Third Horizon Virtual Cinema
TYPE: Short Films

Synopsis

The former Nigerian Film Unit building, one of the first self-directed outposts of the British visual propaganda engine, the Colonial Film Unit, stands empty on Ikoyi Road, Lagos, in the shadow of today’s Nigerian Film Corporation building. The rooms are full of dust, cobwebs, stopped clocks, and rusty and rotting celluloid film cans. The films housed in this building are hard to see because of their condition, but also perhaps because people do not want to see them. They reveal a colonial residue that is echoed in walls of the building itself. Taking its title from the 2018 Juliette Singh book, No Archive Can Restore You depicts the spatial configuration of this colonial archive, which lies just out of view, in the heart of the Lagosian cityscape. This is an exploration into the “sonic shadows” that colonial moving images continue to generate.

No Archive Can Save Us screens as part of the shorts program Colonial (Dis)entanglements, on Sunday, June 27 at 1:45 pm.

Please note: this film can be viewed only once during a three-hour window beginning at the scheduled time.
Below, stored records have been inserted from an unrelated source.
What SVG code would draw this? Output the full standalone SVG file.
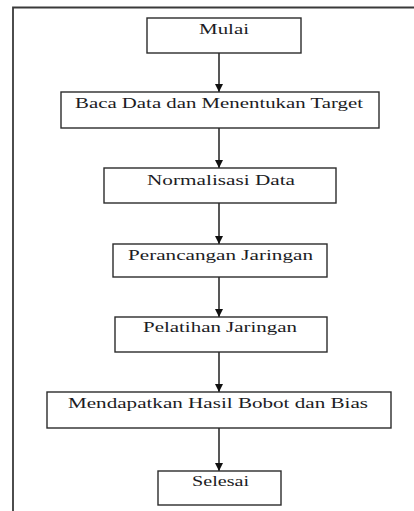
<svg xmlns="http://www.w3.org/2000/svg" width="414" height="511" viewBox="0 0 414 511">
<style>
.box{fill:#fff;stroke:#2b2b2b;stroke-width:1.4}
.lbl{font-family:"Liberation Serif","Times New Roman",serif;font-size:15px;fill:#1c1c24;text-anchor:middle}
.con{stroke:#111;stroke-width:1.4;fill:none;marker-end:url(#ah)}
.frame{stroke:#3a3a3a;stroke-width:1.8;fill:none}
</style>
<defs>
<marker id="ah" viewBox="0 0 8 8" refX="8" refY="4" markerWidth="8" markerHeight="8" markerUnits="userSpaceOnUse" orient="auto">
<path d="M0,0 L8,4 L0,8 z" fill="#111"/>
</marker>
</defs>
<rect width="414" height="511" fill="#fff"/>
<path class="frame" d="M13,511 V7.5 H414"/>
<g id="connectors">
<line class="con" x1="219" y1="53" x2="219" y2="92"/>
<line class="con" x1="219" y1="128" x2="219" y2="168"/>
<line class="con" x1="219" y1="203" x2="219" y2="244"/>
<line class="con" x1="219" y1="277" x2="219" y2="317"/>
<line class="con" x1="219" y1="352" x2="219" y2="392"/>
<line class="con" x1="219" y1="428" x2="219" y2="471"/>
</g>
<g id="mulai">
<rect class="box" x="147" y="18" width="154" height="35"/>
<text class="lbl" transform="translate(224 34) scale(1.38 1)" x="0" y="0" textLength="36.2" lengthAdjust="spacingAndGlyphs">Mulai</text>
</g>
<g id="baca">
<rect class="box" x="61" y="92" width="318" height="36"/>
<text class="lbl" transform="translate(219 108) scale(1.38 1)" x="0" y="0" textLength="208.7" lengthAdjust="spacingAndGlyphs">Baca Data dan Menentukan Target</text>
</g>
<g id="normalisasi">
<rect class="box" x="104" y="168" width="232" height="35"/>
<text class="lbl" transform="translate(221 185) scale(1.38 1)" x="0" y="0" textLength="107.2" lengthAdjust="spacingAndGlyphs">Normalisasi Data</text>
</g>
<g id="perancangan">
<rect class="box" x="113" y="244" width="214" height="33"/>
<text class="lbl" transform="translate(220.5 260) scale(1.38 1)" x="0" y="0" textLength="134" lengthAdjust="spacingAndGlyphs">Perancangan Jaringan</text>
</g>
<g id="pelatihan">
<rect class="box" x="115" y="317" width="212" height="35"/>
<text class="lbl" transform="translate(220 332) scale(1.38 1)" x="0" y="0" textLength="111.6" lengthAdjust="spacingAndGlyphs">Pelatihan Jaringan</text>
</g>
<g id="mendapatkan">
<rect class="box" x="47" y="392" width="344" height="36"/>
<text class="lbl" transform="translate(218 408) scale(1.38 1)" x="0" y="0" textLength="217.4" lengthAdjust="spacingAndGlyphs">Mendapatkan Hasil Bobot dan Bias</text>
</g>
<g id="selesai">
<rect class="box" x="158" y="471" width="123" height="34"/>
<text class="lbl" transform="translate(220.5 486) scale(1.38 1)" x="0" y="0" textLength="41.3" lengthAdjust="spacingAndGlyphs">Selesai</text>
</g>
</svg>
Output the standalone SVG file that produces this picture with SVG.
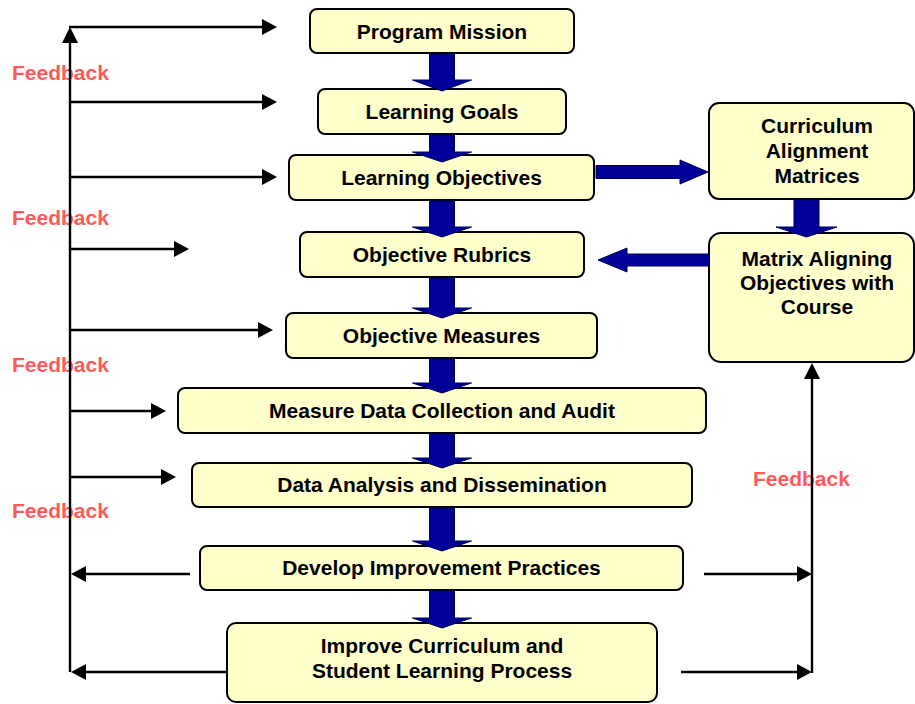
<svg xmlns="http://www.w3.org/2000/svg" width="915" height="704" viewBox="0 0 915 704">
  <style>
    .box { fill: #ffffcc; stroke: #000; stroke-width: 2; }
    .lbl { font-family: "Liberation Sans", Arial, sans-serif; font-weight: bold; font-size: 21px; fill: #000; text-anchor: middle; }
    .fb { font-family: "Liberation Sans", Arial, sans-serif; font-weight: bold; font-size: 21px; fill: #ff5a5a; }
    .line { fill: none; stroke: #000; stroke-width: 2.4; }
    .arr { marker-end: url(#tip); }
    .block { fill: #000099; stroke: #00005a; stroke-width: 1; }
  </style>
  <defs>
    <marker id="tip" viewBox="0 0 15 16" refX="11" refY="8" markerWidth="15" markerHeight="16" markerUnits="userSpaceOnUse" orient="auto">
      <path d="M0,0 L15,8 L0,16 z" fill="#000"/>
    </marker>
  </defs>

  <rect width="915" height="704" fill="#fff"/>

  <!-- process steps -->
  <g id="program-mission">
    <rect class="box" x="310" y="9" width="264" height="44" rx="7"/>
    <text class="lbl" x="442" y="38.5">Program Mission</text>
  </g>
  <g id="learning-goals">
    <rect class="box" x="318" y="89" width="248" height="45" rx="7"/>
    <text class="lbl" x="442" y="119">Learning Goals</text>
  </g>
  <g id="learning-objectives">
    <rect class="box" x="289" y="155" width="305" height="45" rx="7"/>
    <text class="lbl" x="441.5" y="185">Learning Objectives</text>
  </g>
  <g id="objective-rubrics">
    <rect class="box" x="300" y="232" width="284" height="45" rx="7"/>
    <text class="lbl" x="442" y="262">Objective Rubrics</text>
  </g>
  <g id="objective-measures">
    <rect class="box" x="286" y="313" width="311" height="45" rx="7"/>
    <text class="lbl" x="441.5" y="343">Objective Measures</text>
  </g>
  <g id="measure-data">
    <rect class="box" x="178" y="388" width="528" height="45" rx="7"/>
    <text class="lbl" x="442" y="418">Measure Data Collection and Audit</text>
  </g>
  <g id="data-analysis">
    <rect class="box" x="192" y="463" width="500" height="44" rx="7"/>
    <text class="lbl" x="442" y="492">Data Analysis and Dissemination</text>
  </g>
  <g id="develop-improvement">
    <rect class="box" x="200" y="546" width="483" height="44" rx="7"/>
    <text class="lbl" x="441.5" y="575">Develop Improvement Practices</text>
  </g>
  <g id="improve-curriculum">
    <rect class="box" x="227" y="623" width="430" height="79" rx="9"/>
    <text class="lbl" x="442" y="653">Improve Curriculum and</text>
    <text class="lbl" x="442" y="678">Student Learning Process</text>
  </g>
  <g id="curriculum-alignment">
    <rect class="box" x="709" y="103" width="205" height="96" rx="10"/>
    <text class="lbl" x="817" y="133">Curriculum</text>
    <text class="lbl" x="817" y="158">Alignment</text>
    <text class="lbl" x="817" y="183">Matrices</text>
  </g>
  <g id="matrix-aligning">
    <rect class="box" x="709" y="233" width="205" height="129" rx="12"/>
    <text class="lbl" x="817" y="266">Matrix Aligning</text>
    <text class="lbl" x="817" y="290">Objectives with</text>
    <text class="lbl" x="817" y="314">Course</text>
  </g>

  <!-- connectors -->
  <g id="connectors">
    <!-- loop labels sit under the loop lines -->
    <text class="fb" x="12" y="80">Feedback</text>
    <text class="fb" x="12" y="225">Feedback</text>
    <text class="fb" x="12" y="372">Feedback</text>
    <text class="fb" x="12" y="518">Feedback</text>
    <text class="fb" x="753" y="486">Feedback</text>

    <!-- main flow: block arrows -->
    <polygon class="block" points="429.5,54 454.5,54 454.5,80 471.5,80 442,91 412.5,80 429.5,80"/>
    <polygon class="block" points="429.5,135 454.5,135 454.5,152 471.5,152 442,162 412.5,152 429.5,152"/>
    <polygon class="block" points="429.5,201 454.5,201 454.5,227 471.5,227 442,237 412.5,227 429.5,227"/>
    <polygon class="block" points="429.5,278 454.5,278 454.5,308 471.5,308 442,318 412.5,308 429.5,308"/>
    <polygon class="block" points="429.5,359 454.5,359 454.5,383 471.5,383 442,393 412.5,383 429.5,383"/>
    <polygon class="block" points="429.5,434 454.5,434 454.5,458 471.5,458 442,468 412.5,458 429.5,458"/>
    <polygon class="block" points="429.5,508 454.5,508 454.5,541 471.5,541 442,551 412.5,541 429.5,541"/>
    <polygon class="block" points="429.5,591 454.5,591 454.5,618 471.5,618 442,628 412.5,618 429.5,618"/>
    <!-- side branch -->
    <polygon class="block" points="596,165.5 680,165.5 680,160 708,172 680,184 680,178.5 596,178.5"/>
    <polygon class="block" points="794,200 819,200 819,227 837,227 806.5,237 776,227 794,227"/>
    <polygon class="block" points="709,254 627,254 627,248 598,260 627,272 627,266 709,266"/>

    <!-- left feedback loop -->
    <line class="line" x1="70" y1="672" x2="70" y2="38"/>
    <path d="M70,27 L62,43 L78,43 z" fill="#000"/>
    <line class="line arr" x1="69" y1="27" x2="273" y2="27"/>
    <line class="line arr" x1="70" y1="102" x2="273" y2="102"/>
    <line class="line arr" x1="70" y1="177" x2="273" y2="177"/>
    <line class="line arr" x1="70" y1="249" x2="185" y2="249"/>
    <line class="line arr" x1="70" y1="330" x2="269" y2="330"/>
    <line class="line arr" x1="70" y1="411" x2="162" y2="411"/>
    <line class="line arr" x1="70" y1="477" x2="172" y2="477"/>
    <line class="line arr" x1="190" y1="574" x2="75" y2="574"/>
    <line class="line arr" x1="227" y1="672" x2="75" y2="672"/>

    <!-- right feedback loop -->
    <line class="line" x1="812" y1="673" x2="812" y2="372"/>
    <path d="M812,363 L804,379 L820,379 z" fill="#000"/>
    <line class="line arr" x1="704" y1="574" x2="808" y2="574"/>
    <line class="line arr" x1="681" y1="672" x2="808" y2="672"/>
  </g>
</svg>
For more information on viewing your film, please visit our FAQ and How to Watch pages.

About the Director

Onyeka Igwe is an artist and researcher working between cinema and installation, born and based in London, UK. Through her work, Onyeka is animated by the question “How do we live together?”, with particular interest in the ways the sensorial, spatial and non-canonical ways of knowing can provide answers to this question. She uses embodiment, archives, narration and text to create structural “figure-of-eights”, a form that exposes a multiplicity of narratives. The work comprises untying strands and threads, anchored by a rhythmic editing style, as well as close attention to the dissonance, reflection and amplification that occurs between image and sound. Onyeka is part of B.O.S.S., a sound system collective that brings together a community of queer, trans and non-binary people of color involved in art, sound and radical activism. Her works have been shown in the UK and internationally at film festivals and galleries. She was awarded the New Cinema Award at Berwick Film and Media Arts Festival 2019 and the 2020 Arts Foundation Fellowship Award for Experimental Film.